I have a big system written mostly in C that was running in user space up till now. Now I need to compile the code as a kernel module. For that, afaik, I should at least rewrite the code and replace functions as malloc
, calloc
, free
, printf
with their kernel equivalents, because those are solely user-space functions. The problem is, however, that I don't have the source code to some custom-made libraries used in the system, and those libraries call malloc
etc. inside their functions. So, basically, I might need to reimplement the whole library.
Now the question: will it be a really dirty hack, if I'd write my own implementation of malloc
as a wrapper around kmalloc
, something like this:
void *malloc(size_t size) {
return kmalloc(size, GFP_USER);
}
Then link this implementation to the system code, which will eliminate all the Unknown symbol in module errors.
Actually I thought that this would be a common problem and someone would have already written such a kmalloc wrapper, but I've been googling for a couple of days now and found nothing useful.

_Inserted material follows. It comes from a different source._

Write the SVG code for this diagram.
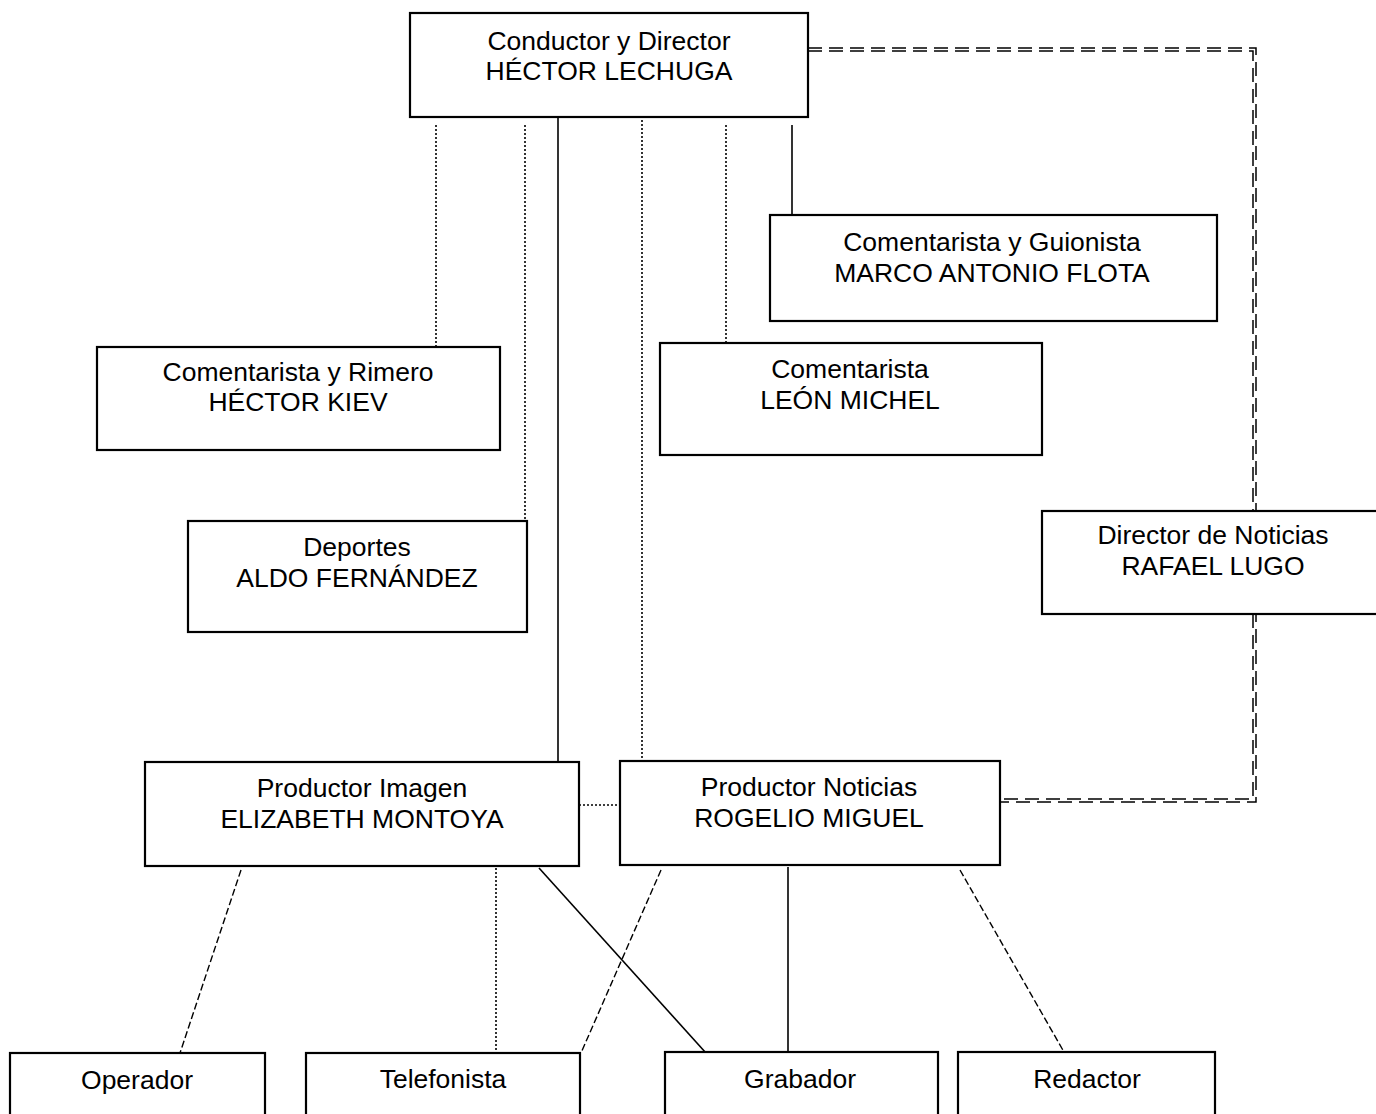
<svg xmlns="http://www.w3.org/2000/svg" width="1376" height="1114" viewBox="0 0 1376 1114">
<style>
.box{fill:#fff;stroke:#000;stroke-width:2.2}
.t{font-family:"Liberation Sans",Arial,sans-serif;font-size:26.5px;fill:#000;text-anchor:middle}
.ln{fill:none;stroke:#000;stroke-width:1.6}
.dot{fill:none;stroke:#000;stroke-width:1.6;stroke-dasharray:2 2}
.dash{fill:none;stroke:#000;stroke-width:1.4;stroke-dasharray:7 3}
.dbl{fill:none;stroke:#000;stroke-width:1.5;stroke-dasharray:14 7}
</style>
<rect width="1376" height="1114" fill="#fff"/>
<g id="connectors">
<path class="dbl" d="M808,48 H1256 V802 H1000"/>
<path class="dbl" d="M808,51 H1253 V799 H1000"/>
<line class="dot" x1="436" y1="125" x2="436" y2="347"/>
<line class="dot" x1="525" y1="125" x2="525" y2="521"/>
<line class="ln" x1="558" y1="117" x2="558" y2="762"/>
<line class="dot" x1="642" y1="120" x2="642" y2="761"/>
<line class="dot" x1="726" y1="125" x2="726" y2="343"/>
<line class="ln" x1="792" y1="125" x2="792" y2="215"/>
<line class="dot" x1="579" y1="805" x2="620" y2="805"/>
<line class="dash" x1="241" y1="870" x2="180" y2="1053"/>
<line class="dot" x1="496" y1="868" x2="496" y2="1053"/>
<line class="ln" x1="539" y1="868" x2="706" y2="1053"/>
<line class="dash" x1="661" y1="870" x2="581" y2="1053"/>
<line class="ln" x1="788" y1="867" x2="788" y2="1052"/>
<line class="dash" x1="960" y1="870" x2="1064" y2="1052"/>
</g>
<g id="n-conductor"><rect class="box" x="410" y="13" width="398" height="104"/><text class="t" x="609" y="50">Conductor y Director</text><text class="t" x="609" y="80">HÉCTOR LECHUGA</text></g>
<g id="n-flota"><rect class="box" x="770" y="215" width="447" height="106"/><text class="t" x="992" y="251">Comentarista y Guionista</text><text class="t" x="992" y="282">MARCO ANTONIO FLOTA</text></g>
<g id="n-kiev"><rect class="box" x="97" y="347" width="403" height="103"/><text class="t" x="298" y="381">Comentarista y Rimero</text><text class="t" x="298" y="411">HÉCTOR KIEV</text></g>
<g id="n-michel"><rect class="box" x="660" y="343" width="382" height="112"/><text class="t" x="850" y="378">Comentarista</text><text class="t" x="850" y="409">LEÓN MICHEL</text></g>
<g id="n-deportes"><rect class="box" x="188" y="521" width="339" height="111"/><text class="t" x="357" y="556">Deportes</text><text class="t" x="357" y="587">ALDO FERNÁNDEZ</text></g>
<g id="n-noticias"><rect class="box" x="1042" y="511" width="340" height="103"/><text class="t" x="1213" y="544">Director de Noticias</text><text class="t" x="1213" y="575">RAFAEL LUGO</text></g>
<g id="n-pimagen"><rect class="box" x="145" y="762" width="434" height="104"/><text class="t" x="362" y="797">Productor Imagen</text><text class="t" x="362" y="828">ELIZABETH MONTOYA</text></g>
<g id="n-pnoticias"><rect class="box" x="620" y="761" width="380" height="104"/><text class="t" x="809" y="796">Productor Noticias</text><text class="t" x="809" y="827">ROGELIO MIGUEL</text></g>
<g id="n-operador"><rect class="box" x="10" y="1053" width="255" height="80"/><text class="t" x="137" y="1089">Operador</text></g>
<g id="n-telefonista"><rect class="box" x="306" y="1053" width="274" height="80"/><text class="t" x="443" y="1088">Telefonista</text></g>
<g id="n-grabador"><rect class="box" x="665" y="1052" width="273" height="80"/><text class="t" x="800" y="1088">Grabador</text></g>
<g id="n-redactor"><rect class="box" x="958" y="1052" width="257" height="80"/><text class="t" x="1087" y="1088">Redactor</text></g>
</svg>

EDIT: The reason for doing this is that the system I'm talking about was a realtime application running on VxWorks realtime OS and now we want to port it to be used on Linux RTAI, where the apps mostly run in kernel space. But I guess there is a possibility to have real-time in user space as well, so, I should probably do as Mike suggested and separate the code into kernel and user-space parts and communicate between them with shared memory.